Correspondance de Voltaire/1760/Lettre 4348

Correspondance : année 1760
Garnier (Œuvres complètes de Voltaire, tome 41p. 74-75).

4348. — À MADAME LA COMTESSE D’ARGENTAL.
26 novembre.

Après avoir écrit hier au soir, à la hâte, à mes anges, je me coucbai avec des scrupules sur Tancrède, et nommément sur l’envie que j’aurais de prendre des libertés anglaises et italiennes, en retranchant des lettres qui m’incommodent. À mon réveil, je reçois la lettre de M. d’Argental et de Mme Scaliger.

Comment ferez-vous, mes anges, pour vous débarrasser de moi ? Pourquoi M. d’Argental a-t-il mal aux yeux ? Comment M. Fournier[1] trouve-t-il cela ? pourquoi le souffre-t-il ? Est-ce Caliste qui a fait trop pleurer mon cher ange ? est-ce moi qui l’ai trop fatigué par mes paperasses ?

Crèbillon mon maître. Bonne plaisanterie, que Fréron prend pour du sérieux. Il faut pourtant ne pas trop changer ce que madame la marquise a approuvé.

Voulez-vous que j’ai regardé comme mon maître[2] ? Politesse ne coûte rien, et fait toujours un bon effet.

Voici la grande question : Jouera-t-on Fanime cet hiver ? Non, à ce que je présume. Pourquoi ? parce qu’il y a au troisième acte un embrouillamini qui me déplaît, et au cinq il y a deux poignards qui me font de la peine. On a beaucoup pleuré, d’accord ; mais il y a des gens bien malins à Paris. La fin de Fanime, déchirante, tragique ; son père l’amadoue :


· · · · · · · · · · ô mon père !
J’en-suis indigne[3],


avec un éclat de voix douloureux, et elle se tue. Bravo. Mais le poignard d’Énide et le poignard de Fanime, ces deux poignards me tuent. Que faire donc ? donner Tancrède au mois de décembre, l’imprimer en janvier, et rire ; ensuite nous verrons. Vous aurez de mes nouvelles ; vous ne mourrez pas de faim.

C’est assez parler Voltaire, parlons Corneille. Je suis bien fâché que cette demoiselle ne descende pas en droite ligne du père de Cinna ; mais son nom suffit, et la chose paraît décente. Vous avez vu cette demoiselle, mes divins anges ; c’est à vous qu’on s’adresse quand Voltaire est sur le tapis. Connaissez-vous un Le Brun, un secrétaire de M. le prince de Conti ? C’est lui qui m’a encorneillé ; il m’a adressé une Ode au nom de Pierre.

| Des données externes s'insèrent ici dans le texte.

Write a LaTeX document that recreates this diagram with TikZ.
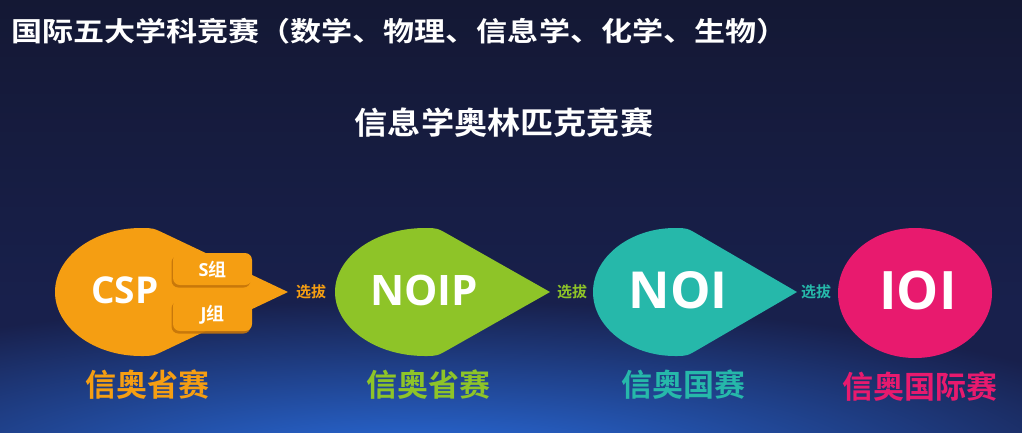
\documentclass[tikz,border=0pt]{standalone}
\usepackage{fontspec}
\newfontfamily\cjkT[FakeStretch=1.15]{Noto Sans CJK SC Bold}
\newfontfamily\cjkS[FakeStretch=1.07]{Noto Sans CJK SC Bold}
\newfontfamily\cjkL{Noto Sans CJK SC Bold}
\newfontfamily\lat{Open Sans Bold}
\usetikzlibrary{calc,shadows}
\definecolor{corange}{RGB}{245,158,18}
\definecolor{dorange}{RGB}{196,116,10}
\definecolor{cgreen}{RGB}{142,196,40}
\definecolor{cteal}{RGB}{38,184,170}
\definecolor{cpink}{RGB}{232,26,110}
\definecolor{bgtop}{RGB}{20,24,52}
\definecolor{bgmid}{RGB}{24,32,76}
\definecolor{bgbot}{RGB}{42,112,228}
\begin{document}
\begin{tikzpicture}[x=1pt,y=-1pt,
  txt/.style={inner sep=0pt,text=white},
  big/.style={txt,font={\lat\fontsize{#1}{#1}\selectfont}},
  lab/.style={inner sep=0pt,font={\cjkL\fontsize{31}{31}\selectfont}},
  sel/.style={inner sep=0pt,font={\cjkL\fontsize{15}{15}\selectfont}},
  grp/.style={fill=corange,rounded corners=7pt,minimum width=79pt,minimum height=32pt,inner sep=0pt,
    text=white,font={\fontsize{18}{18}\selectfont},
    drop shadow={shadow xshift=-1.5pt,shadow yshift=-2.5pt,fill=dorange,opacity=0.9}}]
\useasboundingbox (0,0) rectangle (1022,432);
% background
\shade[top color=bgtop,bottom color=bgmid] (0,0) rectangle (1022,300.5);
\fill[bgmid] (0,300) rectangle (1022,432);
\begin{scope}
  \clip (0,0) rectangle (1022,432);
  \shade[inner color=bgbot,outer color=bgmid] (420,470) ellipse [x radius=780, y radius=170];
\end{scope}

% titles
\node[txt,anchor=west,font={\cjkT\fontsize{27}{27}\selectfont}] (title) at (11,31) {国际五大学科竞赛（数学、物理、信息学、化学、生物）};
\node[txt,font={\cjkS\fontsize{31}{31}\selectfont}] (sub) at (504,123) {信息学奥林匹克竞赛};

% shapes
\fill[corange] (288,292) -- (165.6,234) .. controls (153,228) .. (141,228) .. controls (93.5,228) and (55,257) .. (55,292) .. controls (55,327) and (93.5,356) .. (141,356) .. controls (153,356) .. (165.6,350) -- cycle;
\fill[cgreen] (550,292) -- (449.2,234.9) .. controls (437,228) .. (425,228) .. controls (375,228) and (335,257) .. (335,292) .. controls (335,327) and (375,356) .. (425,356) .. controls (437,356) .. (449.2,349.1) -- cycle;
\fill[cteal] (797,292) -- (699.1,235.1) .. controls (687,228) .. (675,228) .. controls (630,228) and (593,257) .. (593,292) .. controls (593,327) and (630,356) .. (675,356) .. controls (687,356) .. (699.1,348.9) -- cycle;
\fill[cpink] (915,293) ellipse [x radius=77, y radius=65];

% group boxes
\node[grp] (sgrp) at (212.5,269) {{\lat S}{\cjkL 组}};
\node[grp] (jgrp) at (212.5,315) {{\lat J}{\cjkL 组}};

% shape texts
\node[big=37] (csp) at (125,290) {CSP};
\node[big=42] (noip) at (424,290) {NOIP};
\node[big=51] (noi) at (678,290) {NOI};
\node[big=53] (ioi) at (918,291) {IOI};

% selection labels
\node[sel,text=corange] (s1) at (311,292) {选拔};
\node[sel,text=cgreen] (s2) at (572,292) {选拔};
\node[sel,text=cteal] (s3) at (816,292) {选拔};

% bottom labels
\node[lab,text=corange] (l1) at (147,385) {信奥省赛};
\node[lab,text=cgreen] (l2) at (428,385) {信奥省赛};
\node[lab,text=cteal] (l3) at (683,385) {信奥国赛};
\node[lab,text=cpink] (l4) at (920,387) {信奥国际赛};
\end{tikzpicture}
\end{document}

C’est à lui que j’ai dit : Envoyez-la-moi ; qu’on paye son voyage, qu’on l’adresse à M. Tronchin, à Lyon, etc. Mais il vaudrait bien mieux que ce fût Mme d’Argental qui daignât arranger les choses : cela serait plus honorable pour Pierre, pour Mlle Corneille, et pour moi ; mais je n’ai pas le front d’abuser à ce point des bontés dont on m’honore. Cependant, je le répète, il convient que Mme d’Argental soit la protectrice. Tout ce qu’elle fera sera bien fait. Nul trousseau pour ce mariage. Mme Denis lui fera faire habits et linge. Nous lui donnerons des maîtres, et dans six mois elle jouera Chimène.

Je suis à vos pieds, divins anges.

  1. Médecin du duc d’Orléans, et qui était aussi celui de d’Argental.
  2. Voyez tome V, page 495.
  3. Zulime, acte V, scène dernière.